Evert Soudenbalch II, heer van Urk en Emmeloord, kwam persoonlijk naar Kampen om de hoog oplopende ruzie over de visserijrechten in de IJsseldelta op te lossen. Voor de eilandbewoners van Ens en Emmeloord was visserij een belangrijk middel van bestaan en de voedselrijke IJsseldelta was een bij uitstek geliefde stek voor het vissen op steur, zalm en paling. Kampen eiste echter alle visrechten op, al kregen de vissers van Ens en Emmeloord in 1479 wel toestemming om hun fuiken in een beperkt gebied uit te zetten. Arend toe Boecop vertelt in zijn kroniek over het optreden van de Emmeloorders.

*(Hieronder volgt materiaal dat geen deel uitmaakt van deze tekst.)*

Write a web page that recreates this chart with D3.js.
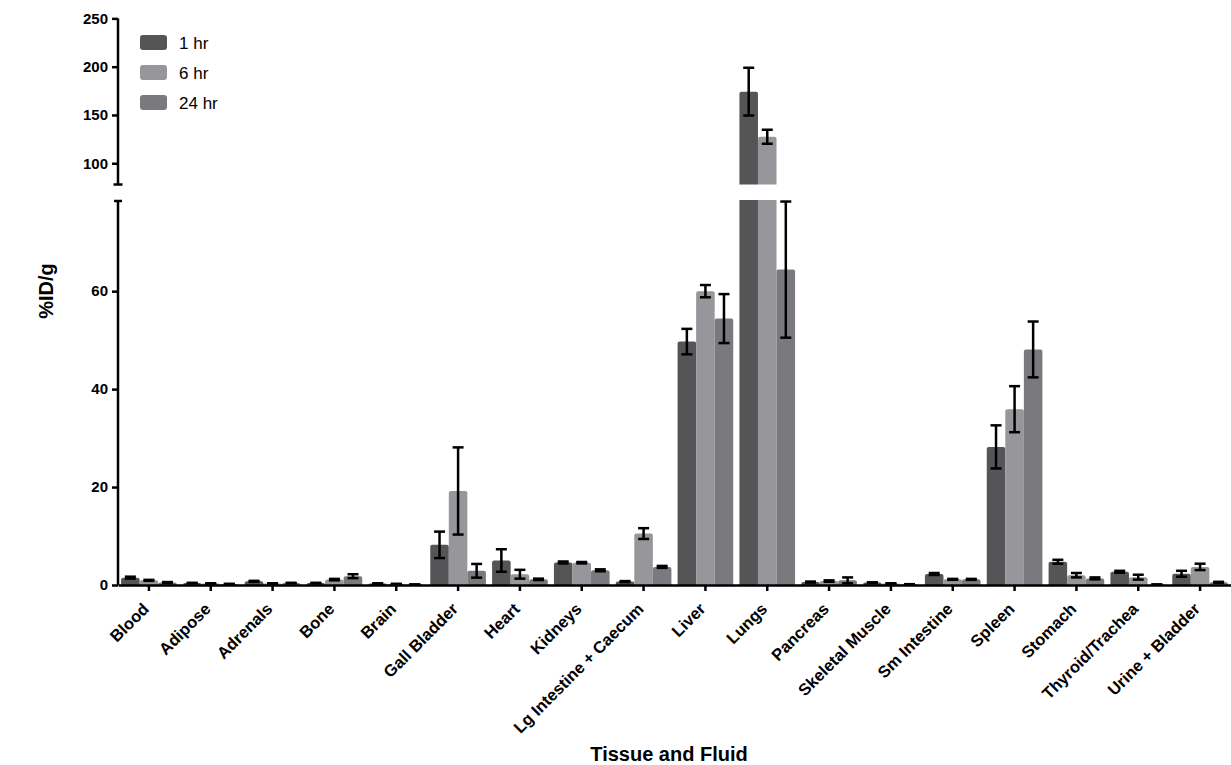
<!DOCTYPE html>
<html>
<head>
<meta charset="utf-8">
<script src="https://cdn.jsdelivr.net/npm/d3@7"></script>
<style>
  body { margin: 0; background: #fff; }
  svg { font-family: "Liberation Sans", Arial, sans-serif; }
  .axis path, .axis line { stroke: #000; stroke-width: 2.5; }
  .axis text { font-size: 15px; font-weight: bold; fill: #000; }
  .xaxis text { font-size: 16.5px; }
</style>
</head>
<body>
<svg id="chart" width="1231" height="765"></svg>
<script>
// tissues on the x axis
const tissues = ["Blood", "Adipose", "Adrenals", "Bone", "Brain", "Gall Bladder", "Heart",
  "Kidneys", "Lg Intestine + Caecum", "Liver", "Lungs", "Pancreas", "Skeletal Muscle",
  "Sm Intestine", "Spleen", "Stomach", "Thyroid/Trachea", "Urine + Bladder"];

const seriesNames = ["1 hr", "6 hr", "24 hr"];

// mean %ID/g per tissue
const mean1h  = [1.5, 0.4, 0.75, 0.4, 0.3, 8.2, 5.0, 4.6, 0.7, 49.7, 174.1, 0.6, 0.5, 2.25, 28.2, 4.75, 2.7, 2.3];
const mean6h  = [0.95, 0.3, 0.3, 1.1, 0.2, 19.2, 2.2, 4.55, 10.5, 60.0, 127.5, 0.8, 0.3, 1.15, 35.9, 2.0, 1.6, 3.7];
const mean24h = [0.5, 0.2, 0.4, 1.8, 0.1, 2.9, 1.15, 3.0, 3.7, 54.4, 64.4, 0.95, 0.15, 1.15, 48.1, 1.35, 0.1, 0.55];

// error (SD) per tissue
const err1h  = [0.2, 0.05, 0.1, 0.05, 0.05, 2.7, 2.3, 0.2, 0.1, 2.6, 24.7, 0.1, 0.05, 0.2, 4.4, 0.4, 0.2, 0.6];
const err6h  = [0.1, 0.05, 0.05, 0.15, 0.05, 8.9, 0.9, 0.15, 1.1, 1.25, 7.2, 0.15, 0.05, 0.1, 4.7, 0.45, 0.5, 0.65];
const err24h = [0.1, 0.05, 0.05, 0.4, 0.02, 1.4, 0.15, 0.2, 0.2, 5.0, 13.9, 0.6, 0.02, 0.1, 5.7, 0.2, 0.02, 0.1];

const lowTicks = [0, 20, 40, 60];
const highTicks = [100, 150, 200, 250];
const breakAt = 78;

const colors = ["#555558", "#97979b", "#7a7a7e"];

const means = [mean1h, mean6h, mean24h];
const errs = [err1h, err6h, err24h];

const rows = tissues.map((t, i) => ({
  tissue: t,
  vals: seriesNames.map((s, k) => ({ series: s, k: k, v: means[k][i], e: errs[k][i] }))
}));

const svg = d3.select("#chart");

const left = 118, right = 1231, base = 585;

const x0 = d3.scaleBand().domain(tissues).range([left, right])
  .paddingInner(0.1).paddingOuter(0.05);
const x1 = d3.scaleBand().domain(seriesNames).range([0, x0.bandwidth()]);

// broken y axis: two linear segments
const yLow = d3.scaleLinear().domain([0, breakAt]).range([base, 203]);
const yHigh = d3.scaleLinear().domain([breakAt, 250]).range([184.5, 18.4]);

const defs = svg.append("defs");
defs.append("clipPath").attr("id", "clipLow").append("rect")
  .attr("x", left).attr("y", 200).attr("width", right - left).attr("height", base - 200);
defs.append("clipPath").attr("id", "clipHigh").append("rect")
  .attr("x", left).attr("y", 10).attr("width", right - left).attr("height", 184.5 - 10);

const segments = [
  { y: yLow, clip: "url(#clipLow)", floor: 0 },
  { y: yHigh, clip: "url(#clipHigh)", floor: breakAt }
];

segments.forEach(seg => {
  let g = svg.append("g").attr("clip-path", seg.clip);
  let grp = g.selectAll("g.grp")
    .data(rows)
    .enter()
    .append("g")
    .attr("class", "grp")
    .attr("transform", d => `translate(${x0(d.tissue)},0)`);

  let bars = grp.selectAll("g.bar")
    .data(d => d.vals.filter(v => v.v > seg.floor))
    .enter()
    .append("g")
    .attr("class", "bar");

  bars.append("rect")
    .attr("x", d => x1(d.series))
    .attr("y", d => seg.y(d.v))
    .attr("width", x1.bandwidth())
    .attr("height", d => seg.y(seg.floor) - seg.y(d.v) + 3)
    .attr("rx", 2)
    .attr("fill", d => colors[d.k]);

  // error bars
  let eb = bars.append("g")
    .attr("stroke", "#000")
    .attr("stroke-width", 2.5);
  let cx = d => x1(d.series) + x1.bandwidth() / 2;
  eb.append("line")
    .attr("x1", cx).attr("x2", cx)
    .attr("y1", d => seg.y(d.v + d.e))
    .attr("y2", d => seg.y(d.v - d.e));
  eb.append("line")
    .attr("x1", d => cx(d) - 5.5).attr("x2", d => cx(d) + 5.5)
    .attr("y1", d => seg.y(d.v + d.e)).attr("y2", d => seg.y(d.v + d.e));
  eb.append("line")
    .attr("x1", d => cx(d) - 5.5).attr("x2", d => cx(d) + 5.5)
    .attr("y1", d => seg.y(d.v - d.e)).attr("y2", d => seg.y(d.v - d.e));
});

// y axes
let axLow = svg.append("g")
  .attr("class", "axis")
  .attr("transform", `translate(${left},0)`)
  .call(d3.axisLeft(yLow).tickValues(lowTicks).tickSize(6).tickSizeOuter(0).tickPadding(4));
axLow.select(".domain").attr("d", `M0,${base}V201`);

let axHigh = svg.append("g")
  .attr("class", "axis")
  .attr("transform", `translate(${left},0)`)
  .call(d3.axisLeft(yHigh).tickValues(highTicks).tickSize(6).tickSizeOuter(0).tickPadding(4));
axHigh.select(".domain").attr("d", `M0,184.5V18.4`);

// break caps
svg.append("line").attr("x1", left - 4.5).attr("x2", left + 4.5)
  .attr("y1", 184.5).attr("y2", 184.5).attr("stroke", "#000").attr("stroke-width", 2.5);
svg.append("line").attr("x1", left - 4).attr("x2", left + 4)
  .attr("y1", 201).attr("y2", 201).attr("stroke", "#000").attr("stroke-width", 2.5);

// x axis
let axX = svg.append("g")
  .attr("class", "axis xaxis")
  .attr("transform", `translate(0,${base})`)
  .call(d3.axisBottom(x0).tickSize(6).tickSizeOuter(0));

axX.selectAll("text")
  .attr("text-anchor", "end")
  .attr("transform", "translate(1,25) rotate(-45)")
  .attr("dy", 0)
  .attr("y", 0)
  .attr("x", 0);

// axis titles
svg.append("text")
  .attr("x", 669).attr("y", 761)
  .attr("text-anchor", "middle")
  .attr("font-size", 20).attr("font-weight", "bold")
  .text("Tissue and Fluid");

svg.append("text")
  .attr("transform", "translate(53,291) rotate(-90)")
  .attr("text-anchor", "middle")
  .attr("font-size", 20).attr("font-weight", "bold")
  .text("%ID/g");

// legend
let legend = svg.append("g").attr("transform", "translate(140,35)");
let li = legend.selectAll("g")
  .data(seriesNames)
  .enter()
  .append("g")
  .attr("transform", (d, i) => `translate(0,${i * 30})`);
li.append("rect")
  .attr("width", 27).attr("height", 15).attr("rx", 3)
  .attr("fill", (d, i) => colors[i]);
li.append("text")
  .attr("x", 39).attr("y", 13.5)
  .attr("font-size", 17)
  .text(d => d);
</script>
</body>
</html>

In dit jaar (1499) kwamen in de stad Kampen klachten binnen, dat de vissers
van Emmeloord de stadswateren bevisten, terwijl de stad al het water vanaf de
bandijk tot een diepte van 3½ el [=2,41 m] toekomt. Daarom hebben de schepenen
en de raad van Kampen hun dienaren uitgezonden om de fuiken van deze vissers op
te halen.
De Emmeloorders, die dit bemerkten sprongen in grote getale in hun schuiten en
overvielen de dienaren, namen hen gevangen, sloegen en verwondden hen
jammerlijk. Dit namen de schepenen en de raad hen zeer kwalijk en zij wilden dit
wreken.
De Emmeloorders, die dit voorzagen, deden grote moeite om weer tot een vergelijk
te komen met de Kampenaren, maar die wilden daarvan echter niets horen.
Om die reden verzochten de Emmeloorders hun heer Evert Soudenbalch om namens hen
met Kampen te onderhandelen, zodat deze heer met andere goede lieden naar Kampen
toog, en de schepenen en de raad verzocht of het geschil kon worden bijgelegd.
Daarvoor zouden de Emmeloorders hen 260 oude Schilden geven. De burgemeesters
namen dit aanbod aan, als bewijs om iemand te eren, en sloten vrede. De
penningen zijn op St. Olofsdag in ’t jaar 1499 geteld.
Uit: Gerrit van Hezel en Aaldert Pol, De Flevolandse geschiedenis in meer dan 100 verhalen, Amsterdam 2005, p.56-57.